**Task goal**
The lines to reproduce run from the first one through the line containing "1990, 2140, 2304];". Reproduce them exactly.

**Given data**
— Begin —

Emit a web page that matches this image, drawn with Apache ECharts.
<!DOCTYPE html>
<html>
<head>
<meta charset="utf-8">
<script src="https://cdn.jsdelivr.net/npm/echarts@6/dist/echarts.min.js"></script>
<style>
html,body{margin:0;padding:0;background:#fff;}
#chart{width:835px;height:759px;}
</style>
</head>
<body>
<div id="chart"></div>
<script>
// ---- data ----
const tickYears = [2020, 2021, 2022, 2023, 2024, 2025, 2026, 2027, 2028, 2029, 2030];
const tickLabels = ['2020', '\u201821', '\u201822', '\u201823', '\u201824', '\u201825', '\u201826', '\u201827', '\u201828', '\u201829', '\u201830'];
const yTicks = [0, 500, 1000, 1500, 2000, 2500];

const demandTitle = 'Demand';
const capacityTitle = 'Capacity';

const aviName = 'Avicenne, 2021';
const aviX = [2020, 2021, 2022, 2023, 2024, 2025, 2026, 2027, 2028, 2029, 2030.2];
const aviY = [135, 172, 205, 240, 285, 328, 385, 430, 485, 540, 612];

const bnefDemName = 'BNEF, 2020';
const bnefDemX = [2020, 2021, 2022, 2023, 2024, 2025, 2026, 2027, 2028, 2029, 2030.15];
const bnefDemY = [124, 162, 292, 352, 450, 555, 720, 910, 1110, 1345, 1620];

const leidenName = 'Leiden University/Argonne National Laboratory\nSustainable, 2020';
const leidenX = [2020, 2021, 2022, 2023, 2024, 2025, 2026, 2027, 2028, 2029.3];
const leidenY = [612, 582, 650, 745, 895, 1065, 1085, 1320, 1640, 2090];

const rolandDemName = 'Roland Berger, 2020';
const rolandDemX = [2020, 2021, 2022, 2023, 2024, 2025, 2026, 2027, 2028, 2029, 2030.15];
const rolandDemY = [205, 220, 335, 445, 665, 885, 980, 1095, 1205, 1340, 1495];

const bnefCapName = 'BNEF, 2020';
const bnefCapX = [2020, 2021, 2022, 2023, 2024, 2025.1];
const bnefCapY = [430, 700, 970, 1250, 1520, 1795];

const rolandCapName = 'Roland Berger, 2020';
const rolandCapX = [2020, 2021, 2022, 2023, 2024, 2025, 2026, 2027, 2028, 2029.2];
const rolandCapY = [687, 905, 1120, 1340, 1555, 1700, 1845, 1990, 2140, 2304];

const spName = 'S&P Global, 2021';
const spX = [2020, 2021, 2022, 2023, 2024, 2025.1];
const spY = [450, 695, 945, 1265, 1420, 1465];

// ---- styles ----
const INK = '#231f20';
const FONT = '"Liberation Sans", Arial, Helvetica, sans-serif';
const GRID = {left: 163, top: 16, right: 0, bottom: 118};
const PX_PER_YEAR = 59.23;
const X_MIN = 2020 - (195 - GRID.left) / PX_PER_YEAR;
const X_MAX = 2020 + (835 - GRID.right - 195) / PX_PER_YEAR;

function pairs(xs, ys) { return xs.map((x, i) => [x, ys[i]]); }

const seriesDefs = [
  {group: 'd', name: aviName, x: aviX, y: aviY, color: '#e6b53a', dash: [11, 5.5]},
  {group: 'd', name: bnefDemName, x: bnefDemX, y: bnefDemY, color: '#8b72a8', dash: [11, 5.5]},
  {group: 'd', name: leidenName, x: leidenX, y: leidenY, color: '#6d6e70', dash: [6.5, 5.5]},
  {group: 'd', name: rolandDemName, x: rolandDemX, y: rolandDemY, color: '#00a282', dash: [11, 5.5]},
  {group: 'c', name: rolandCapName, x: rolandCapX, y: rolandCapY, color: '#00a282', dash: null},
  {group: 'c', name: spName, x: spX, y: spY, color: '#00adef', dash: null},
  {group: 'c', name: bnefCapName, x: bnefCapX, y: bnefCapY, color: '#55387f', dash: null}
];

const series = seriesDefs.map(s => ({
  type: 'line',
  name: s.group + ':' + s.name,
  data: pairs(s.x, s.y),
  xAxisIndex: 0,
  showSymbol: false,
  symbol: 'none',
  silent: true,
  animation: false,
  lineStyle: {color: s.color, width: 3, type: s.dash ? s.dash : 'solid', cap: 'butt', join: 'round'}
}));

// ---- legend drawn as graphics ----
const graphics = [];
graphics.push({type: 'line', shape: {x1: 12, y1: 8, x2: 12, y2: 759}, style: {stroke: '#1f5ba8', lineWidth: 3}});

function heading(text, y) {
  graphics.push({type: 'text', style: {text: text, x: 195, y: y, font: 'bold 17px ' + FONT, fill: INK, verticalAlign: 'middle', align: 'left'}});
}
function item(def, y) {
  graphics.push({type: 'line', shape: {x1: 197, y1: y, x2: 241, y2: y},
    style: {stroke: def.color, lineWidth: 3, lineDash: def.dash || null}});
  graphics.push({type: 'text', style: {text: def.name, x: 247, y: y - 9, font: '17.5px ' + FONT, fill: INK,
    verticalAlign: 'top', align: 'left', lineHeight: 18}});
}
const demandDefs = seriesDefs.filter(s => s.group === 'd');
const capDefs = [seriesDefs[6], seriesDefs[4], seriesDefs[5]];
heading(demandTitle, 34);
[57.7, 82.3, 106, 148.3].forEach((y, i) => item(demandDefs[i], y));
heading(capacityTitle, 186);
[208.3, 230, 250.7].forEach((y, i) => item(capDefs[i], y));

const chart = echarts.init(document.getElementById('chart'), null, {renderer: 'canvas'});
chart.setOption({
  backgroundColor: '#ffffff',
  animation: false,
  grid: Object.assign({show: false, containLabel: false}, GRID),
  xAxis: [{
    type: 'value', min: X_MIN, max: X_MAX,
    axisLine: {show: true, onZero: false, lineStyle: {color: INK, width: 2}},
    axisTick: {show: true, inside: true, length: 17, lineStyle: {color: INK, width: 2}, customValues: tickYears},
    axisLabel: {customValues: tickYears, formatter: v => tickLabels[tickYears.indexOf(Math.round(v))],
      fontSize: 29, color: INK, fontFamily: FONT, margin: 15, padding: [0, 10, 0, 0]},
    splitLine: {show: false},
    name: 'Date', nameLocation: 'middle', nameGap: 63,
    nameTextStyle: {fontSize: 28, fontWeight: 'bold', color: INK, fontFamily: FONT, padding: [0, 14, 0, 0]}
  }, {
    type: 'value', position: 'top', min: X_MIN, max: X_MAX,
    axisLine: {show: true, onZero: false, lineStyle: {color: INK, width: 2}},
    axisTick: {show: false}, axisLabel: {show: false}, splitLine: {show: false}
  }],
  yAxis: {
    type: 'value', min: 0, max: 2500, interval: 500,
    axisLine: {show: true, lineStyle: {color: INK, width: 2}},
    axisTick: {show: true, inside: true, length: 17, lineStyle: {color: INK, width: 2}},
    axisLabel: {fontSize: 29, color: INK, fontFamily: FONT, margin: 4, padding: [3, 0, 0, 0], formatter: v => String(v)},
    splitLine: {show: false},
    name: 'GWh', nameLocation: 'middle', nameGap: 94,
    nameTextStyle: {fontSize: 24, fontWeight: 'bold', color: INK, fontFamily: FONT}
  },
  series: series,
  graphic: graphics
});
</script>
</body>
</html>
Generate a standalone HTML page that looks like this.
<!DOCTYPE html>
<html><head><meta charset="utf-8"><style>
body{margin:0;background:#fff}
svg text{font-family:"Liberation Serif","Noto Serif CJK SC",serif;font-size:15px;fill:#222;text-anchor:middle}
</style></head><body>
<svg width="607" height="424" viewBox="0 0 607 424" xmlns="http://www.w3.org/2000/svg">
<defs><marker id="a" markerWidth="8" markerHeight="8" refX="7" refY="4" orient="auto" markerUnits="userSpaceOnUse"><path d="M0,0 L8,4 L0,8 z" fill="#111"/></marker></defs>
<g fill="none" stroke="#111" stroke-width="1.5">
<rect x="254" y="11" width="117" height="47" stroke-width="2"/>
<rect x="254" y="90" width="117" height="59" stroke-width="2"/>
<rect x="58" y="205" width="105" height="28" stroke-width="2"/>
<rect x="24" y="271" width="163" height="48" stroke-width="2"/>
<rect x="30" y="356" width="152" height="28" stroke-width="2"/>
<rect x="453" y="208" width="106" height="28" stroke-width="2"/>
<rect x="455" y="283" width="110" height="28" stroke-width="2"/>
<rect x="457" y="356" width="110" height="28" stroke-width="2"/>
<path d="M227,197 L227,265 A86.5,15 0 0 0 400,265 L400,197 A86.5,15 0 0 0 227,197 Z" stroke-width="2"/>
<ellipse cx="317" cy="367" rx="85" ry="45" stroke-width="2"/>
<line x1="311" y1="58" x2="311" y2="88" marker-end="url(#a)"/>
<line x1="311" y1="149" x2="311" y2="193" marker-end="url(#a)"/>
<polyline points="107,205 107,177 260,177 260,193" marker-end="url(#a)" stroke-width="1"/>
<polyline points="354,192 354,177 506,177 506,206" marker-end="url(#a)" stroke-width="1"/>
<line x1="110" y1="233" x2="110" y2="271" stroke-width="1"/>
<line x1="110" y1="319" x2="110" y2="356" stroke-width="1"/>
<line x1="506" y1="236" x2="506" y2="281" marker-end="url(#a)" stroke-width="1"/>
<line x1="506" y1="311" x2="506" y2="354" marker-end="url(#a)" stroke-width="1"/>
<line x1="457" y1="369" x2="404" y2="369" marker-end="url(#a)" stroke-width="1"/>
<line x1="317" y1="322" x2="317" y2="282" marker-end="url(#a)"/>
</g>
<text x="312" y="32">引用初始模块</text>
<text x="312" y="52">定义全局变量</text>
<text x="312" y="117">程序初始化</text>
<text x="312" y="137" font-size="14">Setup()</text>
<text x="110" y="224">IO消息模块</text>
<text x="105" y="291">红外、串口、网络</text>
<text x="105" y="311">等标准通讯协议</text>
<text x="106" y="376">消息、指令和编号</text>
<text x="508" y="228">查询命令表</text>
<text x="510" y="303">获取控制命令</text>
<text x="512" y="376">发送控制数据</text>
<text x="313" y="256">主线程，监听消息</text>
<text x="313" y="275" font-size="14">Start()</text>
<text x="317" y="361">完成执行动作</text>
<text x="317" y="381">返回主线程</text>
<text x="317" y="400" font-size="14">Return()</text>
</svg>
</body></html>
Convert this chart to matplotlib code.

— End —

**Problem solution**
Emit a web page that matches this image, drawn with Apache ECharts.
<!DOCTYPE html>
<html>
<head>
<meta charset="utf-8">
<script src="https://cdn.jsdelivr.net/npm/echarts@6/dist/echarts.min.js"></script>
<style>
html,body{margin:0;padding:0;background:#fff;}
#chart{width:835px;height:759px;}
</style>
</head>
<body>
<div id="chart"></div>
<script>
// ---- data ----
const tickYears = [2020, 2021, 2022, 2023, 2024, 2025, 2026, 2027, 2028, 2029, 2030];
const tickLabels = ['2020', '\u201821', '\u201822', '\u201823', '\u201824', '\u201825', '\u201826', '\u201827', '\u201828', '\u201829', '\u201830'];
const yTicks = [0, 500, 1000, 1500, 2000, 2500];

const demandTitle = 'Demand';
const capacityTitle = 'Capacity';

const aviName = 'Avicenne, 2021';
const aviX = [2020, 2021, 2022, 2023, 2024, 2025, 2026, 2027, 2028, 2029, 2030.2];
const aviY = [135, 172, 205, 240, 285, 328, 385, 430, 485, 540, 612];

const bnefDemName = 'BNEF, 2020';
const bnefDemX = [2020, 2021, 2022, 2023, 2024, 2025, 2026, 2027, 2028, 2029, 2030.15];
const bnefDemY = [124, 162, 292, 352, 450, 555, 720, 910, 1110, 1345, 1620];

const leidenName = 'Leiden University/Argonne National Laboratory\nSustainable, 2020';
const leidenX = [2020, 2021, 2022, 2023, 2024, 2025, 2026, 2027, 2028, 2029.3];
const leidenY = [612, 582, 650, 745, 895, 1065, 1085, 1320, 1640, 2090];

const rolandDemName = 'Roland Berger, 2020';
const rolandDemX = [2020, 2021, 2022, 2023, 2024, 2025, 2026, 2027, 2028, 2029, 2030.15];
const rolandDemY = [205, 220, 335, 445, 665, 885, 980, 1095, 1205, 1340, 1495];

const bnefCapName = 'BNEF, 2020';
const bnefCapX = [2020, 2021, 2022, 2023, 2024, 2025.1];
const bnefCapY = [430, 700, 970, 1250, 1520, 1795];

const rolandCapName = 'Roland Berger, 2020';
const rolandCapX = [2020, 2021, 2022, 2023, 2024, 2025, 2026, 2027, 2028, 2029.2];
const rolandCapY = [687, 905, 1120, 1340, 1555, 1700, 1845, 1990, 2140, 2304];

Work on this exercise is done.